Bring a playlist. Music transforms the atmosphere of any space. Put together a short playlist before you leave. Even 10 songs can make an evening stroll feel cinematic.
Put your phone away. Only use it for the sky app, maps or photos. Your full presence is the best gift you can give on a date.
Dress a little better than you would for Netflix. You don’t need to dress up. But wearing a slightly nicer jacket or outfit signals that tonight is different. That matters psychologically.
End with a ritual. On the way home, choose a corner, bench or coffee shop that becomes “your” place. A ritual spot builds a shared history — quickly.

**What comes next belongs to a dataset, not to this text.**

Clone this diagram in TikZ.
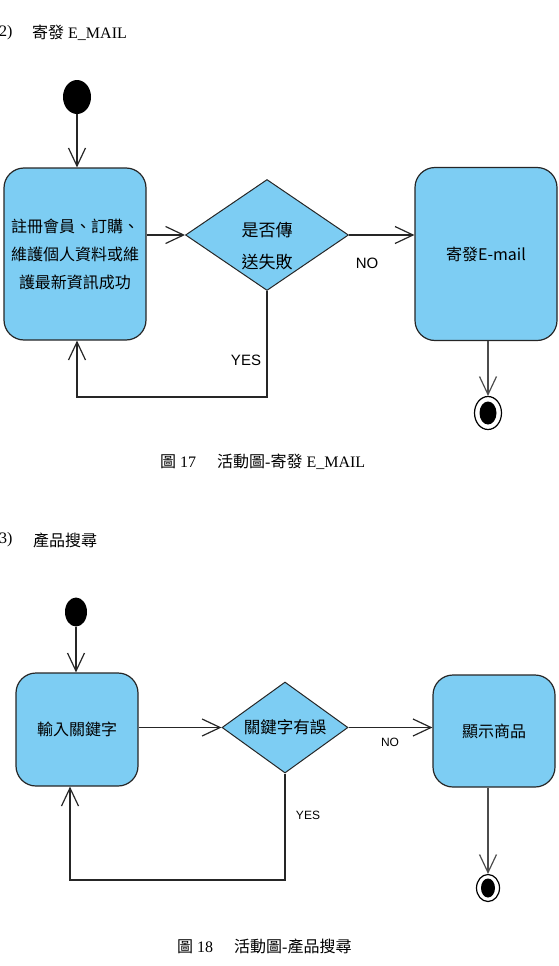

What These Dates Actually Cost: Budget Breakdown
| Date Idea | Cost Estimate |
|---|---|
| Sunset picnic with twist | $0–$5 |
| Neighbourhood walk | $0–$2 |
| Stargazing | $0 |
| Best bench hunt | $0 |
| Outdoor movie | $0–$5 |
| Farmers market speed round | $5–$10 |
| Bike ride | $0–$8 (rental) |
| Street art hunt | $0 |
| Hidden water feature | $0–$5 |
| Outdoor mini challenges | $0 |
| Rooftop takeout date | $8–$15 |
| Themed night walk | $0 |
| Garden/botanical walk | $0 |
Typical total spend across all 13 ideas: Less than $5 per date.
Outdoor Cheap but Creative Date Ideas After Work — FAQs
Q: What if the weather is too cold for outdoor dates after work? Layer up and embrace it. Dates in cold weather are often more romantic — you naturally huddle closer together. Winter is also an ideal time to carry hot drinks in a thermos. The awkwardness turns into shared history you’ll laugh about later.
Q: How do I encourage my partner to try something new instead of staying home? People don’t buy the activity, they buy the outcome. Instead of saying “Let’s go on a bench hunt,” try: “I want to take you somewhere — it’ll take an hour and I think you’re going to laugh.” Mystery creates excitement.
Q: Are these ideas suitable for new couples or long-term ones? Both. New couples will use them to learn about each other. Long-term couples will use them to escape the mundane. These ideas work at every stage.
Q: What if we live in a city with few outdoor spaces? Every city has something. Parking garages, raised bridges, small pocket parks, riverside paths. Open Google Maps, switch to satellite view and zoom around your neighbourhood — you’ll find places you didn’t even know existed.
Q: How can I make a free date feel just as special as a paid one? Effort and intention. A handwritten note tucked into the picnic bag, a playlist made just for tonight, arriving 10 minutes early to lay down a blanket before your partner gets there. Those small touches provide the emotional weight that expensive restaurants try to replicate.
Q: What if my partner only has 45 minutes to spare? Completely fine. A focused, present 45-minute outdoor date is better than a distracted two-hour dinner any day. Quality always wins over duration.
The Real Point of These Dates
The thing no one tells you about cheap dates is this: they often create stronger memories than expensive ones.
When you pay top dollar at a restaurant, the experience is largely about being served. When you go on a cheap but creative outdoor date after work, you’re co-creating the experience. You’re making choices, trying things out, laughing at small mishaps and working together to shape the evening.
That cooperative authorship — the feeling of “we made this night together” — is what romance is really made of.
You don’t need to spend more. You just need to show up with purpose.
Pick one idea from this list. Go tonight. See what happens.
According to research from the American Psychological Association, couples who regularly engage in novel and exciting activities together report higher levels of relationship satisfaction — and most of those activities don’t cost a thing.
Your best date ever could cost you nothing except your complete attention.